Deepest sympathy both for your loss of Rupert and for your disastrous health care. You are in my thoughts and prayers.
Thanks for the list of C17th places, I volunteer at Ham House. Glad to hear you were able to get away after your troubles.
Andrea I don’t know how to respond other than to say my heart goes out to you. Sending you hope and lots of well wishes. You have not let anyone down. I am sure people understand considering what hell you have been going through these past months. x
I am so sorry for your loss. Life can be so uncertain at times and very hard to understand. In my own case,I have battled with anxiety for most of my life.But I can truly say that I have found tremendous strength through my faith in Jesus Christ.I will be praying for you and your husband at this very difficult time in your lives.
My deepest sympathies and good thoughts,
All my sympathy; I hope your health improves quickly.
So sorry to hear of your trials this summer. I cannot imagine the pain of losing your newborn son. I have UC & take a prescription of 4 “horse pills” of mesalamine daily which keeps it under amazing control for me. Get well soon.
So difficult to read this post. Like everyone else, I pray for your recovery to come apace. It may not come easy to you, but you must put yourself first at this time.
May God bless you.
Such a tragic story that has moved me to tears. My deepest condolences on your loss. I hope that the health issues are contained and reversed quick smart. To cover all the bases, I do resort to calling for divine intervention under such times.

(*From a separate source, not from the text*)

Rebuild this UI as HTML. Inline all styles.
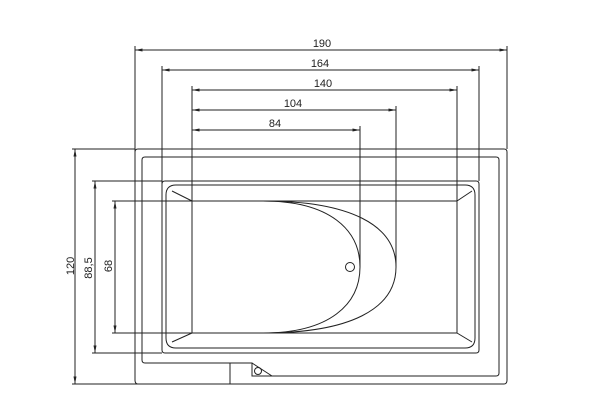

I don’t know what to say as I’m just overwhelmed with all you & your family have endured. Thoughts & prayers with you & yours. Thank you for having the time & courage to post this.
I am so sorry to hear all of this. My deepest sympathy to you and your family.

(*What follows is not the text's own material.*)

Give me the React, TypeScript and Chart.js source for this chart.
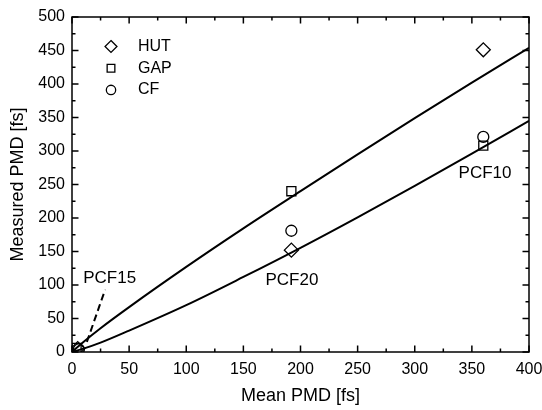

Feel better on all fronts soon. What a saga! No wonder you needed to get away, but events followed you, as they have a way of doing. Believe you will get better. You will feel better. Little Rupert will be in your life another time. Life will be better. Just believe. And know you are loved and valued.

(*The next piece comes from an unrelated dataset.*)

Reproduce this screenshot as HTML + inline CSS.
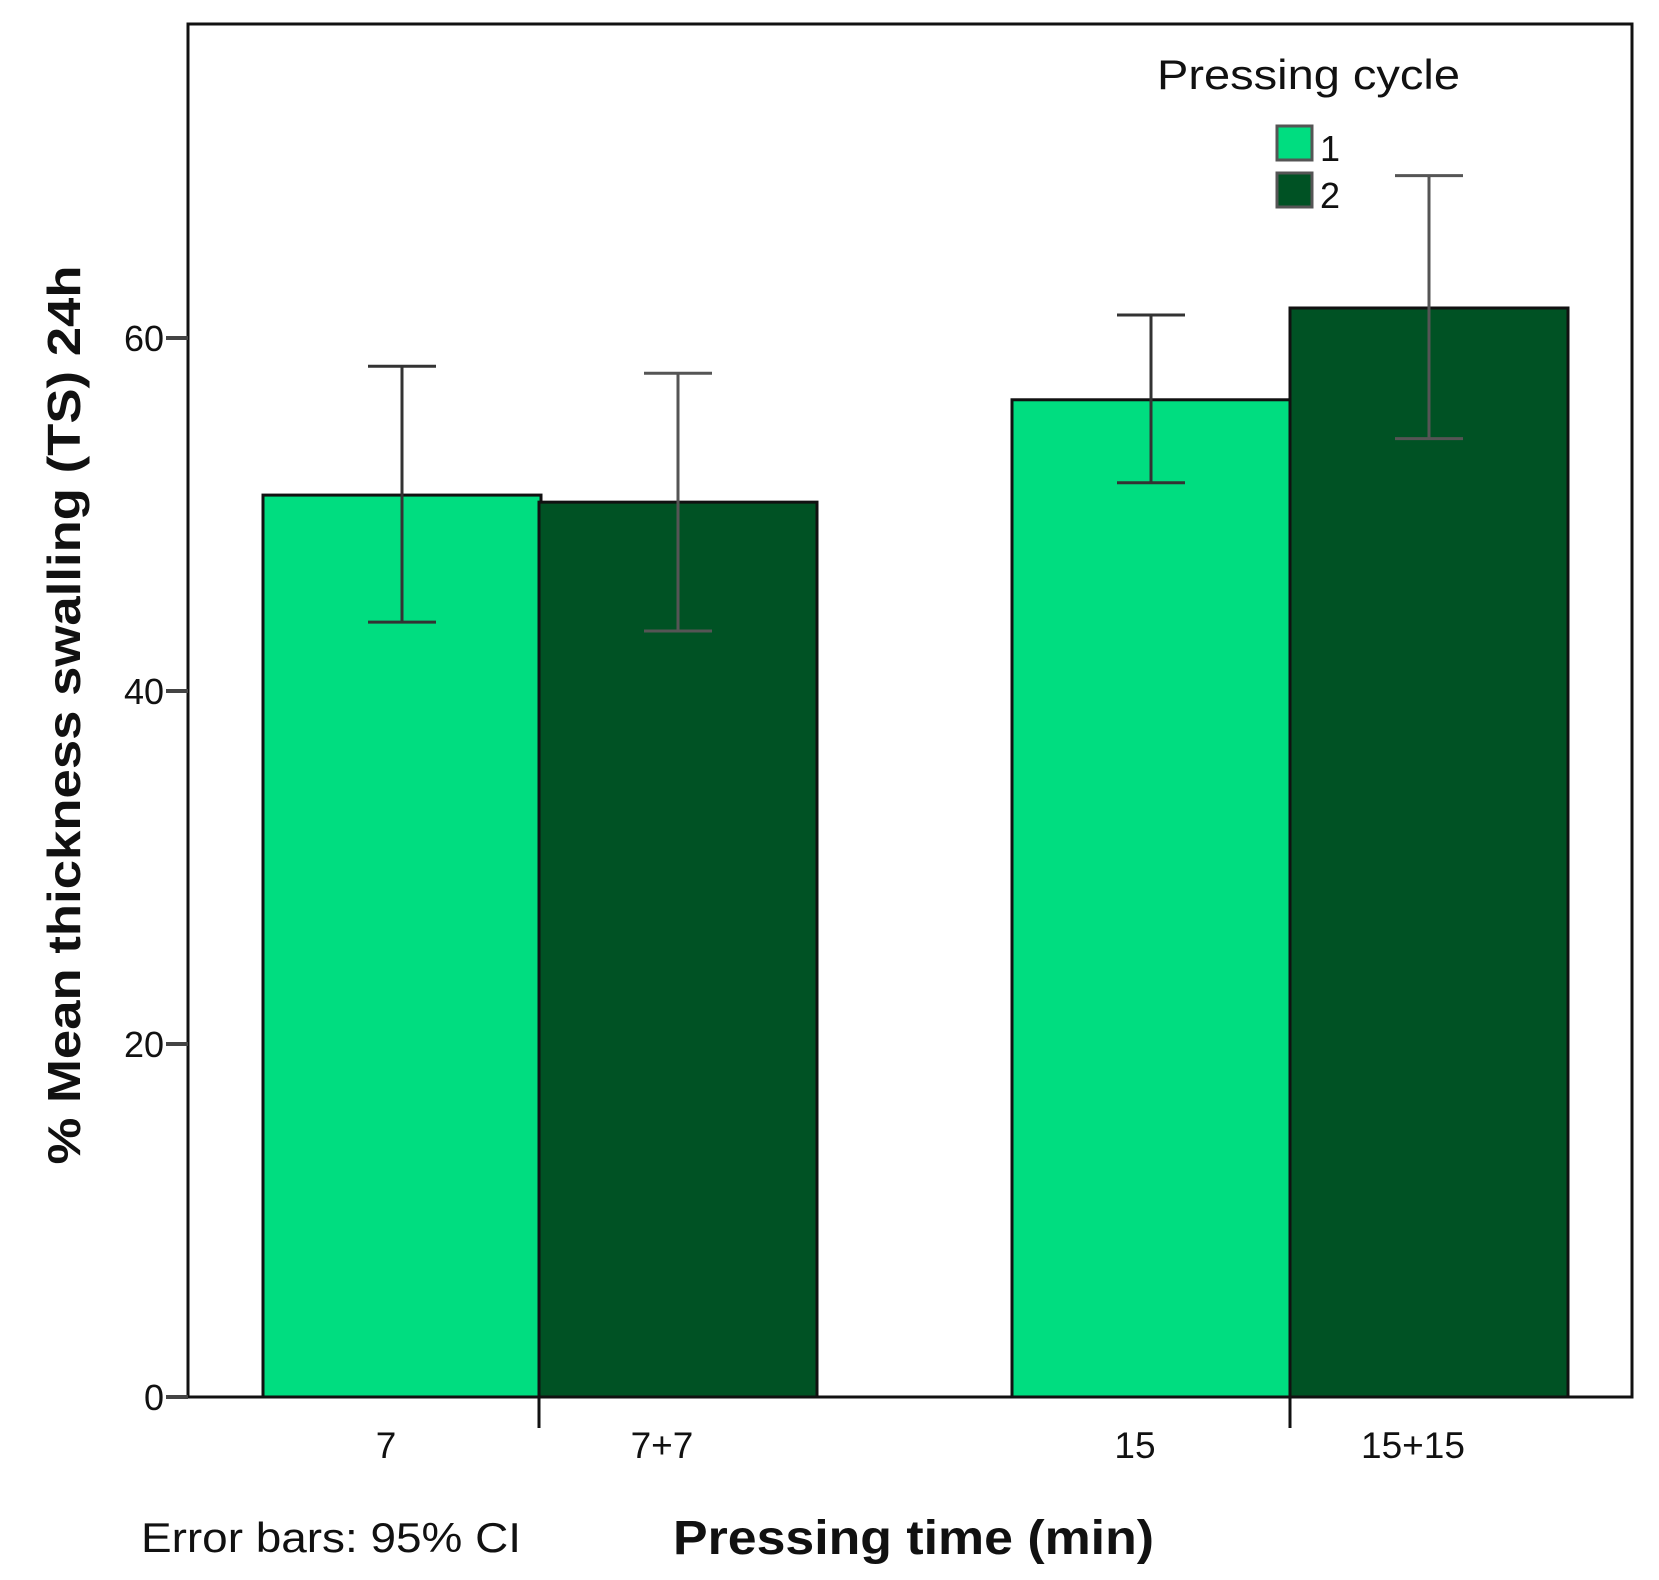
<!DOCTYPE html>
<html><head><meta charset="utf-8"><style>
html,body{margin:0;padding:0;background:#fff;}
svg{display:block;font-family:"Liberation Sans",Arial,sans-serif;}
</style></head><body>
<svg id="chart" width="1659" height="1580" viewBox="0 0 1659 1580">
<rect x="0" y="0" width="1659" height="1580" fill="#fff"/>
<g id="bars"></g>
<g id="errs"></g>
<rect x="188" y="24" width="1444" height="1373" fill="none" stroke="#111" stroke-width="3"/>
<g id="axes"></g>
<text x="1157" y="89" font-size="42" textLength="303" lengthAdjust="spacingAndGlyphs" fill="#111">Pressing cycle</text>
<g>
<rect x="1277" y="126" width="35" height="34" fill="#00dd80" stroke="#555" stroke-width="3"/>
<text x="1320" y="161" font-size="36" fill="#111">1</text></g>
<g>
<rect x="1277" y="173" width="35" height="34" fill="#005224" stroke="#555" stroke-width="3"/>
<text x="1320" y="208" font-size="36" fill="#111">2</text></g>
<text transform="translate(80,715) rotate(-90)" font-size="46" font-weight="bold" text-anchor="middle" textLength="899" lengthAdjust="spacingAndGlyphs" fill="#111">% Mean thickness swalling (TS) 24h</text>
<text x="673" y="1554" font-size="48" font-weight="bold" textLength="481" lengthAdjust="spacingAndGlyphs" fill="#111">Pressing time (min)</text>
<text x="141" y="1552" font-size="42" textLength="380" lengthAdjust="spacingAndGlyphs" fill="#111">Error bars: 95% CI</text>
</svg>
<script>
const categories = ["7", "7+7", "15", "15+15"];
const series = ["1", "2", "1", "2"];
const means = [51.1, 50.7, 56.5, 61.7];
const ciLow = [43.9, 43.4, 51.8, 54.3];
const ciHigh = [58.4, 58.0, 61.3, 69.2];
const yTicks = [0, 20, 40, 60];

const NS = "http://www.w3.org/2000/svg";
function y(v){ return 1397 - v * (1397 - 338) / 60; }
const barLeft = [263, 539, 1012, 1290];
function xl(i){ return barLeft[i]; }
const bw = 278;
function mk(tag, attrs, parent){ const e=document.createElementNS(NS,tag); for(const k in attrs) e.setAttribute(k,attrs[k]); document.getElementById(parent).appendChild(e); return e; }

means.forEach((m,i)=>{
  const r = mk("rect",{x:xl(i),y:y(m),width:bw,height:y(0)-y(m),fill:series[i]==="1"?"#00dd80":"#005224",stroke:"#111","stroke-width":3},"bars");
  
  
  const cx = xl(i) + bw/2;
  const g = mk("g",{stroke:i%2===0?"#333":"#555","stroke-width":3},"errs");
  
  
  [[cx,y(ciLow[i]),cx,y(ciHigh[i])],[cx-34,y(ciLow[i]),cx+34,y(ciLow[i])],[cx-34,y(ciHigh[i]),cx+34,y(ciHigh[i])]].forEach(c=>{
    const l=document.createElementNS(NS,"line");
    l.setAttribute("x1",c[0]);l.setAttribute("y1",c[1]);l.setAttribute("x2",c[2]);l.setAttribute("y2",c[3]);
    g.appendChild(l);
  });
  const t = mk("text",{x:cx-16,y:1458,"font-size":37,"text-anchor":"middle",fill:"#111"},"axes");
  t.textContent = categories[i];
  
  
});
yTicks.forEach(v=>{
  const l = mk("line",{x1:166,x2:188,y1:y(v),y2:y(v),stroke:"#444","stroke-width":4},"axes");
  
  
  const t = mk("text",{x:164,y:y(v)+13,"font-size":36,"text-anchor":"end",fill:"#111"},"axes");
  t.textContent = v;
  
  
});
[1,3].forEach(i=>{
  const l = mk("line",{x1:xl(i),x2:xl(i),y1:y(0),y2:1428,stroke:"#111","stroke-width":3},"axes");
  
  
});
</script>
</body></html>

I am so sorry for the loss of your precious son and the other health problems you have weathered. Take your time, be kind to yourself. Work can wait.
So very sorry to hear of the loss of your baby son. The grief would be unbearable for you and your family. And now you are seriously ill. I pray you will pull through but you must stop worrying about unfinished work and letting people down. All that is secondary while your health is compromised. All your friends (and I’m sure you have legions) and colleagues will completely understand. God bless you and get well soon.
I don’t think there is anything I can say to offer comfort sfter such a terrible loss. But your many friends (including me) have thought a lot about you, Gavin and, of course, your beautiful daughter and baby Rupert.
To then read you were in hospital after än uncomfortablt close brush w death. . . Ni, no, no! Life isn’t fair, but it shouldn’t be THIS unfair!
I think of you often. I keep you and your family in my heart.
So terribly sorry to hear about the loss of your son and your own scary health problems. Just wish you all the best and take your time to recover.